**What the exercise asks:** Skip the pictures. Transcribe the rest of the data below without changing a word.

★ ★ ★ ★ ★

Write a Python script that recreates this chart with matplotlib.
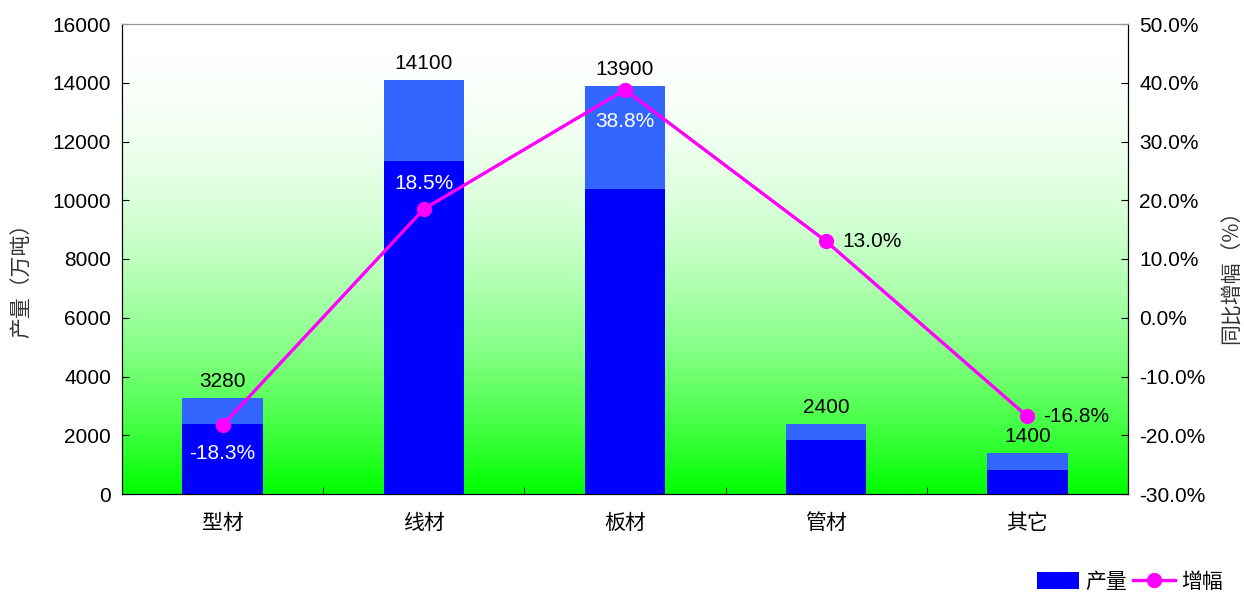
import numpy as np
import matplotlib
matplotlib.use("Agg")
import matplotlib.pyplot as plt
from matplotlib.patches import Patch
from matplotlib.lines import Line2D

plt.rcParams['font.family'] = ['Liberation Sans', 'Noto Sans CJK SC', 'DejaVu Sans']

categories = ['型材', '线材', '板材', '管材', '其它']
output_total = [3280, 14100, 13900, 2400, 1400]
output_base = [2380, 11340, 10380, 1840, 820]
growth = [-18.3, 18.5, 38.8, 13.0, -16.8]
left_ticks = [0, 2000, 4000, 6000, 8000, 10000, 12000, 14000, 16000]
right_ticks = [-30, -20, -10, 0, 10, 20, 30, 40, 50]

dark_blue = '#0000FF'
light_blue = '#3366FF'
magenta = '#FF00FF'
FS = 15

W, H = 1244, 595
fig = plt.figure(figsize=(12.44, 5.95), dpi=100)
ax = fig.add_axes([122/W, 1-494/H, (1128-122)/W, (494-24)/H])
ax2 = ax.twinx()

# gradient background
t = np.linspace(0, 1, 256)[:, None]
rb = 1 - t**2
grad = np.dstack([rb, np.ones_like(rb), rb])
ax.imshow(grad, extent=[-0.5, 4.5, 0, 16000], aspect='auto', zorder=0,
          interpolation='bilinear', origin='upper')

x = np.arange(len(categories))
w = 0.4
ax.bar(x, output_total, width=w, color=light_blue, zorder=2)
ax.bar(x, output_base, width=w, color=dark_blue, zorder=3)

ax.set_xlim(-0.5, 4.5)
ax.set_ylim(0, 16000)
ax.set_yticks(left_ticks)
ax.set_yticklabels([str(v) for v in left_ticks], fontsize=FS)
ax.set_xticks(x)
ax.set_xticklabels(categories, fontsize=FS, family=['Noto Sans CJK SC'])
ax.tick_params(axis='x', length=0, pad=13)
ax.set_xticks(np.arange(0.5, 4.5, 1), minor=True)
ax.tick_params(axis='x', which='minor', direction='in', length=5)
ax.tick_params(axis='y', direction='in', length=5, pad=8)

fig.text(22/W, 1-275/H, '产量（万吨）', rotation=90, ha='center', va='center',
         fontsize=FS, family=['Noto Sans CJK SC'], color='#333333')
fig.text(1232/W, 1-272/H, '同比增幅（%）', rotation=90, ha='center', va='center',
         fontsize=FS, family=['Noto Sans CJK SC'], color='#333333')

for xi, v in zip(x, output_total):
    ax.annotate(str(v), (xi, v), xytext=(0, 16), textcoords='offset pixels',
                ha='center', va='center', fontsize=FS, color='black', zorder=5)

ax2.set_ylim(-30, 50)
ax2.plot(x, growth, color=magenta, lw=2.4, marker='o', markersize=10, zorder=4)
ax2.set_yticks(right_ticks)
ax2.set_yticklabels([f'{v:.1f}%' for v in right_ticks], fontsize=FS)
ax2.tick_params(axis='y', direction='in', length=5, pad=8)

offsets = [(0, -28, 'white', 'center'), (0, 26, 'white', 'center'), (0, -32, 'white', 'center'),
           (16, 0, 'black', 'left'), (16, 0, 'black', 'left')]
for xi, g, (dx, dy, c, ha) in zip(x, growth, offsets):
    ax2.annotate(f'{g:.1f}%', (xi, g), xytext=(dx, dy), textcoords='offset pixels',
                 ha=ha, va='center', fontsize=FS, color=c, zorder=6)

ax.spines['top'].set_color('#999999')
ax2.spines['top'].set_color('#999999')

handles = [Patch(facecolor=dark_blue, edgecolor='none'),
           Line2D([0], [0], color=magenta, lw=2.4, marker='o', markersize=10)]
fig.legend(handles, ['产量', '增幅'], loc='center', bbox_to_anchor=(1130/W, 1-582/H),
           ncol=2, frameon=False, prop={'family': ['Noto Sans CJK SC'], 'size': FS},
           handlelength=2.0, handleheight=0.9, handletextpad=0.3, columnspacing=0.3,
           borderpad=0.0)

fig.savefig('out.png', dpi=100)
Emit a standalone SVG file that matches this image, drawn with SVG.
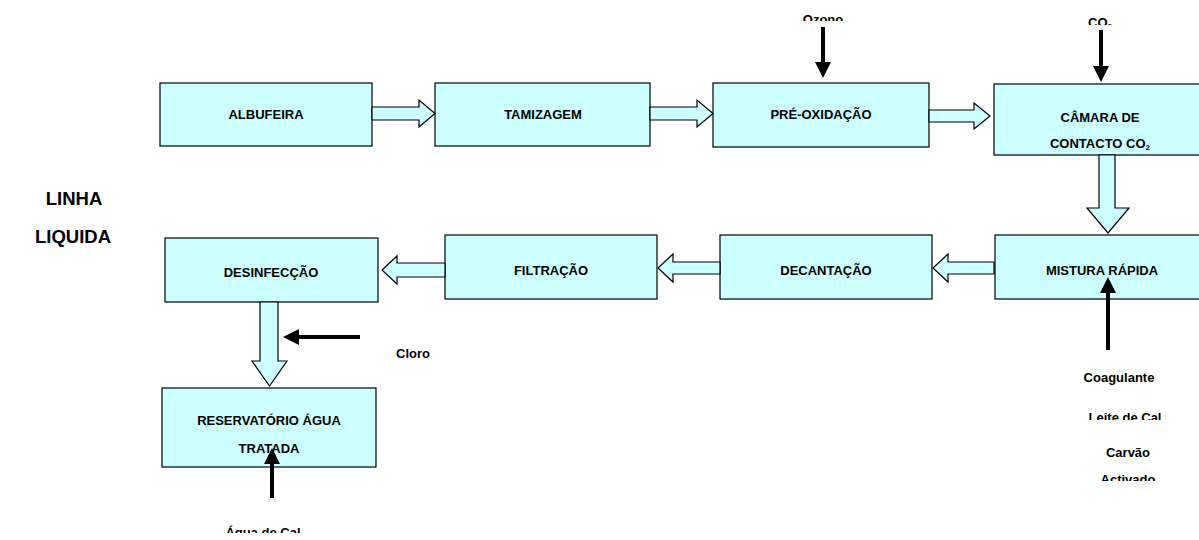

★ ★ ★ ★ ★

**The result:**
Write a Python script that recreates this chart with matplotlib.
import numpy as np
import matplotlib
matplotlib.use("Agg")
import matplotlib.pyplot as plt
from matplotlib.patches import Patch
from matplotlib.lines import Line2D

plt.rcParams['font.family'] = ['Liberation Sans', 'Noto Sans CJK SC', 'DejaVu Sans']

categories = ['型材', '线材', '板材', '管材', '其它']
output_total = [3280, 14100, 13900, 2400, 1400]
output_base = [2380, 11340, 10380, 1840, 820]
growth = [-18.3, 18.5, 38.8, 13.0, -16.8]
left_ticks = [0, 2000, 4000, 6000, 8000, 10000, 12000, 14000, 16000]
right_ticks = [-30, -20, -10, 0, 10, 20, 30, 40, 50]

dark_blue = '#0000FF'
light_blue = '#3366FF'
magenta = '#FF00FF'
FS = 15

W, H = 1244, 595
fig = plt.figure(figsize=(12.44, 5.95), dpi=100)
ax = fig.add_axes([122/W, 1-494/H, (1128-122)/W, (494-24)/H])
ax2 = ax.twinx()

# gradient background
t = np.linspace(0, 1, 256)[:, None]
rb = 1 - t**2
grad = np.dstack([rb, np.ones_like(rb), rb])
ax.imshow(grad, extent=[-0.5, 4.5, 0, 16000], aspect='auto', zorder=0,
          interpolation='bilinear', origin='upper')

x = np.arange(len(categories))
w = 0.4
ax.bar(x, output_total, width=w, color=light_blue, zorder=2)
ax.bar(x, output_base, width=w, color=dark_blue, zorder=3)

ax.set_xlim(-0.5, 4.5)
ax.set_ylim(0, 16000)
ax.set_yticks(left_ticks)
ax.set_yticklabels([str(v) for v in left_ticks], fontsize=FS)
ax.set_xticks(x)
ax.set_xticklabels(categories, fontsize=FS, family=['Noto Sans CJK SC'])
ax.tick_params(axis='x', length=0, pad=13)
ax.set_xticks(np.arange(0.5, 4.5, 1), minor=True)
ax.tick_params(axis='x', which='minor', direction='in', length=5)
ax.tick_params(axis='y', direction='in', length=5, pad=8)

fig.text(22/W, 1-275/H, '产量（万吨）', rotation=90, ha='center', va='center',
         fontsize=FS, family=['Noto Sans CJK SC'], color='#333333')
fig.text(1232/W, 1-272/H, '同比增幅（%）', rotation=90, ha='center', va='center',
         fontsize=FS, family=['Noto Sans CJK SC'], color='#333333')

for xi, v in zip(x, output_total):
    ax.annotate(str(v), (xi, v), xytext=(0, 16), textcoords='offset pixels',
                ha='center', va='center', fontsize=FS, color='black', zorder=5)

ax2.set_ylim(-30, 50)
ax2.plot(x, growth, color=magenta, lw=2.4, marker='o', markersize=10, zorder=4)
ax2.set_yticks(right_ticks)
ax2.set_yticklabels([f'{v:.1f}%' for v in right_ticks], fontsize=FS)
ax2.tick_params(axis='y', direction='in', length=5, pad=8)

offsets = [(0, -28, 'white', 'center'), (0, 26, 'white', 'center'), (0, -32, 'white', 'center'),
           (16, 0, 'black', 'left'), (16, 0, 'black', 'left')]
for xi, g, (dx, dy, c, ha) in zip(x, growth, offsets):
    ax2.annotate(f'{g:.1f}%', (xi, g), xytext=(dx, dy), textcoords='offset pixels',
                 ha=ha, va='center', fontsize=FS, color=c, zorder=6)

ax.spines['top'].set_color('#999999')
ax2.spines['top'].set_color('#999999')

handles = [Patch(facecolor=dark_blue, edgecolor='none'),
           Line2D([0], [0], color=magenta, lw=2.4, marker='o', markersize=10)]
fig.legend(handles, ['产量', '增幅'], loc='center', bbox_to_anchor=(1130/W, 1-582/H),
           ncol=2, frameon=False, prop={'family': ['Noto Sans CJK SC'], 'size': FS},
           handlelength=2.0, handleheight=0.9, handletextpad=0.3, columnspacing=0.3,
           borderpad=0.0)

fig.savefig('out.png', dpi=100)
Emit a standalone SVG file that matches this image, drawn with SVG.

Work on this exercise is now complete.